The dissent disagreed that the CPL imposes strict liability, noting that, unlike other Pennsylvania regulatory statutes that “expressly and unmistakably [declare that deceptive] conduct is absolutely or strictly prohibited,” the CPL does not contain “any similar language indicating a legislative intent to impose strict liability on a vendor of goods and services for violating its prohibition against engaging in deceptive conduct.”

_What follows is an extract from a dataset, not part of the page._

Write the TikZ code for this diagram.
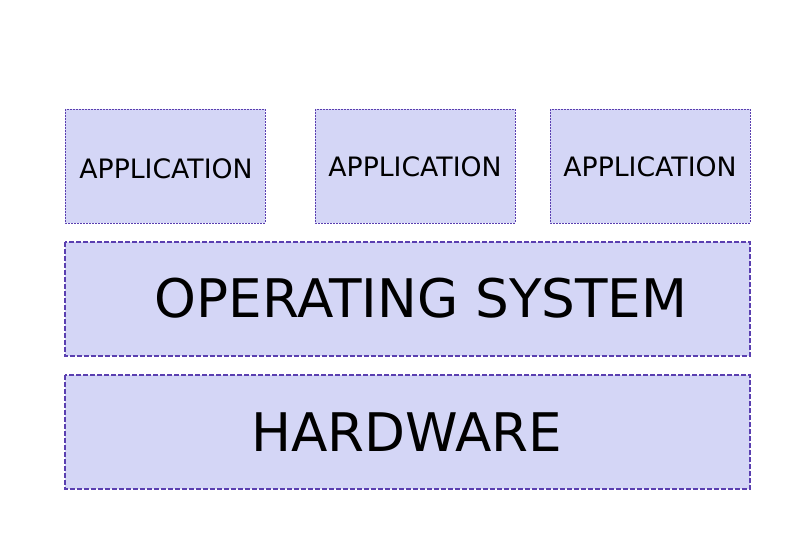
\documentclass[tikz,border=0pt]{standalone}
\usepackage{fontspec}
\setmainfont{DejaVu Sans}
\definecolor{boxfill}{HTML}{D4D6F6}
\definecolor{boxline}{HTML}{5A3FB0}
\begin{document}
\begin{tikzpicture}[x=1pt,y=-1pt,
  appbox/.style={draw=boxline,fill=boxfill,line width=0.8pt,dash pattern=on 2pt off 1pt},
  layerbox/.style={draw=boxline,fill=boxfill,line width=1.3pt,dash pattern=on 5pt off 2pt},
  smalltext/.style={font=\fontsize{26.7}{32}\selectfont},
  bigtext/.style={font=\fontsize{53.2}{62}\selectfont}]
\useasboundingbox (0,0) rectangle (794,559);
\draw[appbox] (65,109) rectangle (265,223);
\draw[appbox] (315,109) rectangle (515,223);
\draw[appbox] (550,109) rectangle (750,223);
\draw[layerbox] (65,242) rectangle (750,356);
\draw[layerbox] (65,375) rectangle (750,489);
\node[smalltext] (a1) at (166,169) {APPLICATION};
\node[smalltext] (a2) at (415,167) {APPLICATION};
\node[smalltext] (a3) at (650,167) {APPLICATION};
\node[bigtext] (os) at (421,298) {OPERATING SYSTEM};
\node[bigtext] (hw) at (407,432) {HARDWARE};
\end{tikzpicture}
\end{document}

Texas Supreme Court (on certified question) to decide the propriety of an exception to the state’s “eight corners” rule that would allow consideration of extrinsic evidence in determining an insurer’s duty to defend where the evidence relates to the undisputed date of property damage. The questions certified by the Fifth Circuit are:
Is the exception to the eight-corners rule articulated in Northfield Ins. Co. v. Loving Home Care, Inc., 363 F.3d 523 (5th Cir. 2004), permissible under Texas law?
When applying such an exception, may a court consider extrinsic evidence of the date of an occurrence when (1) it is initially impossible to discern whether a duty to defend potentially exists from the eight-corners of the policy and pleadings alone; (2) the date goes solely to the issue of coverage and does not overlap with the merits of liability; and (3) the date does not engage the truth or falsity of any facts alleged in the third party pleadings?
Note: The Texas Supreme Court declined to address this exception in Richards v. State Farm Lloyds, 597 S.W.3d 492 (Tex. 2020), but subsequently adopted an exception to the “eight corners” rule in cases of collusive fraud in Loya Ins. Co. v. Avalos, 610 S.W.3d 878 (Tex. 2020).